Junior history major finds unexpected connections

Wednesday, March 23, 2016
Gabe Hoffman poses for a portrait.

Gabe Hoffman '17 describes studying history as "an active, struggling, getting-down-and-dirty, going-back-and-forth kind of a process.”

What do history and human resources (HR) have in common? More than you might expect, explains Gabe Hoffman ’17, a history major who is setting his sights on an eventual career in HR.

Hoffman’s path to a major in history was not a direct one. He started at UNH planning to pursue psychology and economics and to eventually become a lawyer.

“After a month,” he explains, “I looked at what I was doing with my free time, and I thought that might be a better indicator of what I should be doing with my academic time.”

In reality, Hoffman says, “I was spending all of my free time listening to history podcasts or reading texts … or talking to people about history.”

Hoffman’s decision to come to UNH was a bit more straightforward than his choice of majors: He always had good feelings about the university since his parents met here in Huddleston Hall while they were students. Then, he says, there was the long list of opportunities available at UNH, both in the classroom and in terms of student activities.

“I applied early admission; I got in; I didn’t apply anywhere else,” he says. “I very much owned my decision.”

He also has no doubts about his decision to major in history.

“The level of the department is really outstanding,” he says. “I’m always blown away by the level of the professors … It’s one of the gems of the university.”

Studying history is “a much more active process than I think most even well-educated people understand,” he says, adding it “is not a re-telling or anything close. It is an active, struggling, getting-down-and-dirty, going-back-and-forth kind of a process.”

Being a history student during this year’s first-in-the-nation presidential primary, Hoffman says, made the process “feel more real, because I think a lot of people get disenchanted with the system and say ‘Oh, these people are politicians’ and use that with a very negative connotation.” Meeting presidential candidates and local and state officials who might be future candidates “makes me feel less skeptical of our system,” he says.

That experience isn’t too far removed from Hoffman’s earliest history-related memory, at about 10 years old, watching television with his grandparents as the votes were being tallied during the Bush-Kerry presidential election. He remembers that, for him, it wasn’t about being for or against a candidate but realizing “there was history in the moment,” he says.

When he assisted with the Democratic presidential debate at UNH, Hoffman’s love of history and his role as speaker of the senate in UNH’s student government intersected.

At the debate he was working “with some of the biggest officials in the country ... But, to be honest, I think I still prefer working with the student senators,” he says, adding, “what I like most is to really be open … I’m very interested in just hearing different opinions.”
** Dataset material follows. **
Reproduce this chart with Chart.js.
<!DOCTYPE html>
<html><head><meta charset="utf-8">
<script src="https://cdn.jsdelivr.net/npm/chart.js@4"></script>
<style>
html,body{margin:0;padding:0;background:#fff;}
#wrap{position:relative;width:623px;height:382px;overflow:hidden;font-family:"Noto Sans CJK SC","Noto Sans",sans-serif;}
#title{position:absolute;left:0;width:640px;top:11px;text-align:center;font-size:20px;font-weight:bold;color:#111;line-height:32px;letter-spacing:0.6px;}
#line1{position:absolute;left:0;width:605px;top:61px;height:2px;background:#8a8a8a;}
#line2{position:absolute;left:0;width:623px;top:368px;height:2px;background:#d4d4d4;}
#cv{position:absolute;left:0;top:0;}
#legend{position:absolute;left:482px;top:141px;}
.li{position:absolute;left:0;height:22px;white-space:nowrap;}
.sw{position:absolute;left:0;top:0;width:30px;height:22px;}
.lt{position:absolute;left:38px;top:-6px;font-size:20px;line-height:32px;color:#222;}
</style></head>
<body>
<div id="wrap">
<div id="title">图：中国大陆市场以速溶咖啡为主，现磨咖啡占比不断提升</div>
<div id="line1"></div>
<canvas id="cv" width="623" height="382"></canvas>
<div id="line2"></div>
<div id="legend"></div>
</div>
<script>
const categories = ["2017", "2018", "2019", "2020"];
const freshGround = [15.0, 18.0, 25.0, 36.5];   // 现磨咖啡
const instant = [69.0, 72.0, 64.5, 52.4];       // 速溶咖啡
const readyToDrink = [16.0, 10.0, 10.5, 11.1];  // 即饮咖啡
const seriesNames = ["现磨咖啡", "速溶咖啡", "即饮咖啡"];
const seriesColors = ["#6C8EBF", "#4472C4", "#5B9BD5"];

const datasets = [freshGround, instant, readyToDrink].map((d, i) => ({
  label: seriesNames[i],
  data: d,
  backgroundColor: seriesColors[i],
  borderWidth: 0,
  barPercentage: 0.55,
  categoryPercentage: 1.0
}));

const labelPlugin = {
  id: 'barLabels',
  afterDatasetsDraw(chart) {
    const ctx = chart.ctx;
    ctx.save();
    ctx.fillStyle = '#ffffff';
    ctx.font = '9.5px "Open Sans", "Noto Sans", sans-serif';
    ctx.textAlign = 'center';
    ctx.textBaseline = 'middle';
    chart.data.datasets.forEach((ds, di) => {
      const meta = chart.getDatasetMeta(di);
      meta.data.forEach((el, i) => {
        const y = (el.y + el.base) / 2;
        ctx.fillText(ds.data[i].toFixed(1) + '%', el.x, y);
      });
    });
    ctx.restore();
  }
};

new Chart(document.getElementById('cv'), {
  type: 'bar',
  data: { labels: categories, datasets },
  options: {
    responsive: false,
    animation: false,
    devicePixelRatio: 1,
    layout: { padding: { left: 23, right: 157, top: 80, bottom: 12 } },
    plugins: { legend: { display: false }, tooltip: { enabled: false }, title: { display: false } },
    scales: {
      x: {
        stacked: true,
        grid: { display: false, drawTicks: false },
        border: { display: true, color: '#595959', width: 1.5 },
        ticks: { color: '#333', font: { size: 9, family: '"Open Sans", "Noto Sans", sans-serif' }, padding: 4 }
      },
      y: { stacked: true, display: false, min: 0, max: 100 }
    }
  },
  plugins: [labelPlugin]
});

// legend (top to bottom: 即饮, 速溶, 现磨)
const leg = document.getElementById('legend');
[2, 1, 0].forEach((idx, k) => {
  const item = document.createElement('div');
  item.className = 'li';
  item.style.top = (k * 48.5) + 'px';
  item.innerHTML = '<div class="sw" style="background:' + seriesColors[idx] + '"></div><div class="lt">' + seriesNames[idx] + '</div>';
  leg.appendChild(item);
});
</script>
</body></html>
When asked why people should care about American history, Hoffman immediately questions why they should not care: “If you’re an engineer, it’s useful to know the history of engineering; if you’re in business, it’s useful to know how business has changed, how high taxes were on the top 1 percent back then and how high they are now … that’s history of finance, and that’s also history of America,” he says.

With one year remaining before graduation, Hoffman is thinking about the future. He plans to pursue a career in HR that will incorporate his history studies and his experiences in student government.

In HR, he says, “there is time for a back and forth, time for a synthesis … I want to take all the information before I reach a conclusion, and I think that history does that better than any other subject, so I’m by no means leaving history behind when I go into the world; I’m just taking it in a different way, and I think that speaks to the fact that history is applicable in more ways than just learning dates and numbers.”